The choice between RabbitMQ and Kafka is not about which is better. It is about which paradigm fits your use case: message queuing or event streaming.
Scaling Strategies
Scaling RabbitMQ
RabbitMQ scales through clustering and federation. Queues can be mirrored across nodes for high availability. However, scaling RabbitMQ horizontally has limitations, as queues are typically owned by a single node. Quorum queues improve this with Raft-based consensus.
Scaling Kafka
Kafka is designed for horizontal scaling. Adding brokers to the cluster and increasing topic partitions distributes the load. Consumer groups automatically rebalance when consumers are added or removed. At Ekolsoft, we architect event-driven systems using Kafka for clients requiring real-time data processing at scale.

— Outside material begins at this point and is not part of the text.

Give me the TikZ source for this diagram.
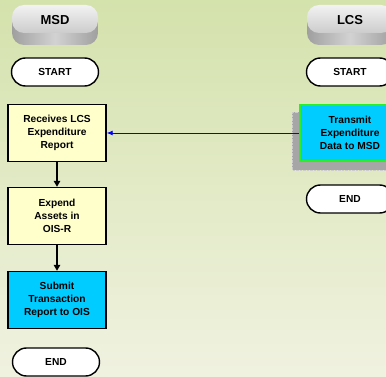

Operational Considerations
- RabbitMQ is generally easier to set up and operate for smaller deployments. Its management UI provides excellent visibility into queues, exchanges, and message rates.
- Kafka requires more operational expertise, including managing ZooKeeper (or KRaft in newer versions), partition rebalancing, and topic configuration. However, managed services like Confluent Cloud and AWS MSK reduce this burden.
Hybrid Approaches
Some architectures use both RabbitMQ and Kafka. Kafka handles high-volume event streams and data pipelines, while RabbitMQ manages task queues and request-reply patterns within individual services. This approach leverages the strengths of each system.
Conclusion
RabbitMQ and Kafka serve different purposes despite both being messaging systems. RabbitMQ is a traditional message broker ideal for task distribution and complex routing. Kafka is a distributed event streaming platform built for high-throughput, data-intensive workloads. Understanding your requirements for message retention, throughput, ordering, and delivery guarantees will guide you to the right choice for your architecture.